Convenience Store Woman follows the life of Keiko Furukura, a middle-aged woman who’s spent her entire life working part-time at a local convenience store, always making up excuses for why she’s not moved on, like caring for a sick relative. On a surface level, this is about a woman who has been considered strange by friends and family since she was a child and her life decisions are for our comedic relief. Beyond that, Keiko’s obsession with her convenience store is brilliantly executed satire discussing the absurdity of Japan’s decades-long economic recession and Japan’s exhausting work culture. At one point, Keiko takes in a boyfriend by which I mean she makes arrangements with a man who’s fired from her store for stalking a younger employee and who considers himself involuntarily celibate. Their relationship, though a sham, is ridiculously toxic, but even bearing witness to the verbal abuse, Keiko’s mom is finally proud of her daughter.

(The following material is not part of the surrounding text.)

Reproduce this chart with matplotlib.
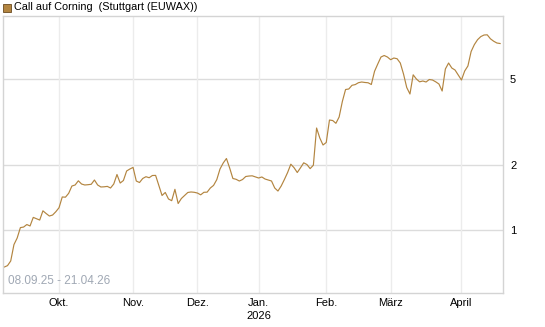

Both Natsuko and Keiko are compelling, often erratic narrators who invite us into their worlds and give us often more than we want to know, but what’s particularly significant about Kawakami and Murata’s voices span beyond their prize wins.

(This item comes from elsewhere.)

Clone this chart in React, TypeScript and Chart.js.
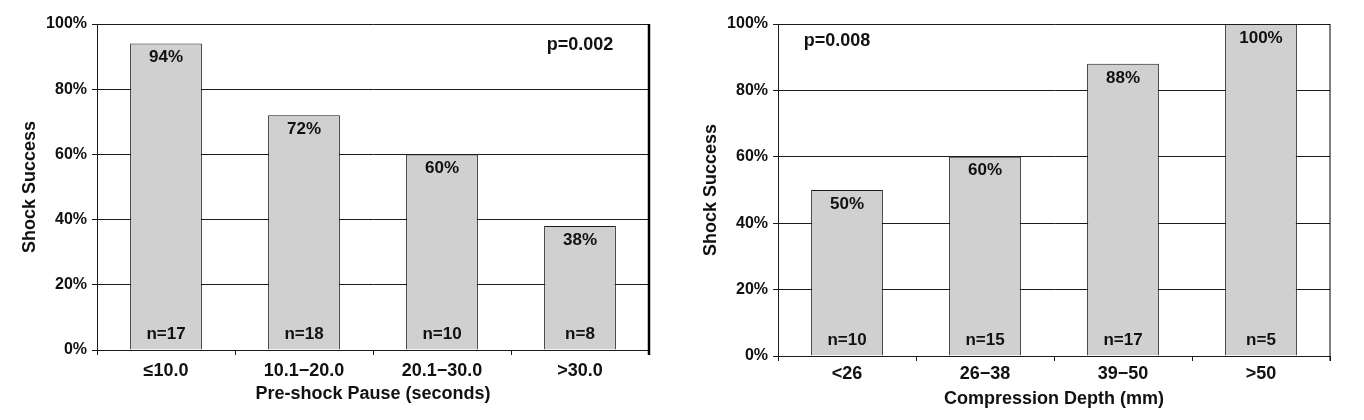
import React, { useEffect, useRef } from 'react';
import { Chart, registerables } from 'chart.js';

Chart.register(...registerables);

// ---- data ----
const leftCategories = ['≤10.0', '10.1−20.0', '20.1−30.0', '>30.0'];
const leftValues = [94, 72, 60, 38];
const leftCounts = [17, 18, 10, 8];
const leftXTitle = 'Pre-shock Pause (seconds)';
const leftPValue = 'p=0.002';

const rightCategories = ['<26', '26−38', '39−50', '>50'];
const rightValues = [50, 60, 88, 100];
const rightCounts = [10, 15, 17, 5];
const rightXTitle = 'Compression Depth (mm)';
const rightPValue = 'p=0.008';

const yTitle = 'Shock Success';
const yMin = 0;
const yMax = 100;
const yStep = 20;

const FONT = '"Liberation Sans", Arial, Helvetica, sans-serif';
const TEXT = '#111111';
const LINE = '#1a1a1a';

type Layout = {
  width: number;
  yAxisWidth: number;
  xAxisHeight: number;
  padRight: number;
  padTop: number;
  yTitlePad: number;
  xTitlePad: number;
  xTickPad: number;
  pX: number; // fraction of chart area
  pY: number;
  rightBorderWidth: number;
};

const barLabelPlugin = {
  id: 'barLabels',
  afterDatasetsDraw(chart: any, _args: any, opts: any) {
    const ctx = chart.ctx;
    const meta = chart.getDatasetMeta(0);
    const values: number[] = chart.data.datasets[0].data;
    const counts: number[] = opts.counts || [];
    ctx.save();
    ctx.fillStyle = TEXT;
    ctx.font = `bold 17px ${FONT}`;
    ctx.textAlign = 'center';
    ctx.textBaseline = 'middle';
    meta.data.forEach((bar: any, i: number) => {
      ctx.fillText(values[i] + '%', bar.x, bar.y + 14);
      ctx.fillText('n=' + counts[i], bar.x, bar.base - 15);
    });
    // p-value
    const a = chart.chartArea;
    ctx.font = `bold 18px ${FONT}`;
    ctx.fillText(opts.pText, a.left + (a.right - a.left) * opts.pX, a.top + (a.bottom - a.top) * opts.pY);
    // right border
    ctx.strokeStyle = '#000';
    ctx.lineWidth = opts.rightBorderWidth;
    ctx.beginPath();
    ctx.moveTo(a.right, a.top);
    ctx.lineTo(a.right, a.bottom + 5);
    ctx.stroke();
    ctx.restore();
  },
};

function makeConfig(categories: string[], values: number[], counts: number[], xTitle: string, pText: string, L: Layout): any {
  return {
    type: 'bar',
    data: {
      labels: categories,
      datasets: [
        {
          data: values,
          backgroundColor: '#d0d0d0',
          borderColor: LINE,
          borderWidth: 1,
          categoryPercentage: 1,
          barPercentage: 0.52,
        },
      ],
    },
    plugins: [barLabelPlugin],
    options: {
      responsive: false,
      maintainAspectRatio: false,
      animation: false,
      layout: { padding: { left: 0, right: L.padRight, top: L.padTop, bottom: 0 } },
      plugins: {
        legend: { display: false },
        tooltip: { enabled: false },
        barLabels: { counts, pText, pX: L.pX, pY: L.pY, rightBorderWidth: L.rightBorderWidth },
      },
      scales: {
        x: {
          offset: true,
          afterFit: (s: any) => {
            s.height = L.xAxisHeight;
          },
          grid: {
            offset: true,
            drawOnChartArea: false,
            drawTicks: true,
            tickLength: 5,
            color: LINE,
            lineWidth: 1,
          },
          border: { display: true, color: LINE, width: 1 },
          ticks: {
            color: TEXT,
            font: { family: FONT, size: 18, weight: 'bold' },
            padding: L.xTickPad,
            maxRotation: 0,
            autoSkip: false,
          },
          title: {
            display: true,
            text: xTitle,
            color: TEXT,
            font: { family: FONT, size: 18, weight: 'bold' },
            padding: { top: 0, bottom: L.xTitlePad },
          },
        },
        y: {
          min: yMin,
          max: yMax,
          afterFit: (s: any) => {
            s.width = L.yAxisWidth;
          },
          grid: {
            color: LINE,
            lineWidth: 1,
            drawTicks: true,
            tickLength: 5,
          },
          border: { display: true, color: LINE, width: 1 },
          ticks: {
            stepSize: yStep,
            color: TEXT,
            font: { family: FONT, size: 16, weight: 'bold' },
            padding: 5,
            callback: (v: any) => v + '%',
          },
          title: {
            display: true,
            text: yTitle,
            color: TEXT,
            font: { family: FONT, size: 18, weight: 'bold' },
            padding: { top: L.yTitlePad, bottom: 0 },
          },
        },
      },
    },
  };
}

function BarChart(props: { categories: string[]; values: number[]; counts: number[]; xTitle: string; pText: string; L: Layout; left: number }) {
  const ref = useRef<HTMLCanvasElement | null>(null);
  useEffect(() => {
    if (!ref.current) return;
    const chart = new Chart(ref.current, makeConfig(props.categories, props.values, props.counts, props.xTitle, props.pText, props.L));
    return () => chart.destroy();
  }, []);
  return (
    <canvas
      ref={ref}
      width={props.L.width}
      height={420}
      style={{ position: 'absolute', left: props.left, top: 0, width: props.L.width, height: 420, display: 'block' }}
    />
  );
}

const leftLayout: Layout = {
  width: 680,
  yAxisWidth: 97,
  xAxisHeight: 70,
  padRight: 31,
  padTop: 24,
  yTitlePad: 19,
  xTitlePad: 15,
  xTickPad: 5,
  pX: 0.875,
  pY: 0.065,
  rightBorderWidth: 2.5,
};

const rightLayout: Layout = {
  width: 684,
  yAxisWidth: 98,
  xAxisHeight: 64,
  padRight: 34,
  padTop: 24,
  yTitlePad: 20,
  xTitlePad: 10,
  xTickPad: 2,
  pX: 0.107,
  pY: 0.052,
  rightBorderWidth: 1,
};

export default function App() {
  return (
    <div style={{ position: 'absolute', left: 0, top: 0, width: 1364, height: 420, background: '#fff', overflow: 'hidden' }}>
      <BarChart categories={leftCategories} values={leftValues} counts={leftCounts} xTitle={leftXTitle} pText={leftPValue} L={leftLayout} left={0} />
      <BarChart categories={rightCategories} values={rightValues} counts={rightCounts} xTitle={rightXTitle} pText={rightPValue} L={rightLayout} left={680} />
    </div>
  );
}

Between 2008 and 2019, only 65 of the 225 Japanese novels in translation in the United Stated were written by women. This disparity doesn’t exist in Japan’s publishing industry, where sales and award wins are about equal. Translation is a difficult game in American publishing which already has a small profit margin, posing addition financial risks if an author to be translated doesn’t have an established Western audience. Mostly, though, it's about Western expectation, which for Japanese literature, has long been defined by the magical realism of Haruki Murakami. Nothing against Murakami, who considers Kawakami one of his favorite novelists, but it’s time for new voices to enter the Western sphere, voices that makes us uncomfortable with their jarring realism. Too often are women writers of all nationalities asked why their protagonists are “unlikeable,” when the issue is not unlikability but readers’ empathy.

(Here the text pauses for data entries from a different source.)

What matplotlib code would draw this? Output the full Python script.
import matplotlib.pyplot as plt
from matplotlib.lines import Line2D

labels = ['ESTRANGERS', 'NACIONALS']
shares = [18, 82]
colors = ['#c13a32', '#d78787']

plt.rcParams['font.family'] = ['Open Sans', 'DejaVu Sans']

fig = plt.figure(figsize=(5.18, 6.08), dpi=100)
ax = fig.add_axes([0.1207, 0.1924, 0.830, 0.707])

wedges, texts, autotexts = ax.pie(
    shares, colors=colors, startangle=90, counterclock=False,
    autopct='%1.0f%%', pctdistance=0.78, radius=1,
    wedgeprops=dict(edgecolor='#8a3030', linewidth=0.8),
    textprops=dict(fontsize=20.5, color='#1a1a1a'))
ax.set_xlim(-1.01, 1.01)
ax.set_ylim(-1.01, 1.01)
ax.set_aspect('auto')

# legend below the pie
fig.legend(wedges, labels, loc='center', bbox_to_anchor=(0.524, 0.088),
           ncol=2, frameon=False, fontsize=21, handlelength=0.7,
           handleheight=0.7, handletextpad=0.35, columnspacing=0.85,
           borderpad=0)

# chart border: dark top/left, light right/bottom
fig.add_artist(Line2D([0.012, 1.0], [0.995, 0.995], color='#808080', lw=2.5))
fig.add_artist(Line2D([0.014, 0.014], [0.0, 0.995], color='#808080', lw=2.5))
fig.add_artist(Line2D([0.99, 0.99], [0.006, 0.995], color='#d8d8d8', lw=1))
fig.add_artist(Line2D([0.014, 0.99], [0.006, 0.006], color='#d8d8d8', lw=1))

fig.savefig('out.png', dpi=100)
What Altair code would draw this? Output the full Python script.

Born in Osaka prefecture in 1976, Mieko Kawakami began her career as a singer and songwriter before making her literary debut in 2006. Her first novella My Ego, My Teeth, and the World, published in 2007, was nominated for the Akutagawa Prize and awarded the Tsubouchi Shoyo Prize for Young Emerging Writers. The following year, Kawakami published Breasts and Eggs as a short novella. It won the Akutagawa Prize, Japan’s most prestigious literary honor, and earned praise from the acclaimed writer Yoko Ogawa. Kawakami is also the author of the novels Heaven, The Night Belongs to Lovers, and the newly expanded Breasts and Eggs, her first novel to be published in English. She lives in Japan.
Sayaka Murata (in Japanese, 村田 沙耶香) is one of the most exciting up-and-coming writers in Japan today. She herself still works part time in a convenience store, which gave her the inspiration to write Convenience Store Woman (Conbini Ningen). She debuted in 2003 with Junyu (Breastfeeding), which won the Gunzo Prize for new writers. In 2009 she won the Noma Prize for New Writers with Gin iro no uta (Silver Song), and in 2013 the Mishima Yukio Prize for Shiro-oro no machi no, sono hone no taion no (Of Bones, of Body Heat, of Whitening City). Convenience Store Woman won the 2016 Akutagawa Award. Murata has two short stories published in English (both translated by Ginny Tapley Takemori): "Lover on the Breeze" (Ruptured Fiction(s) of the Earthquake, Waseda Bungaku, 2011) and "A Clean Marriage" (Granta 127: Japan, 2014).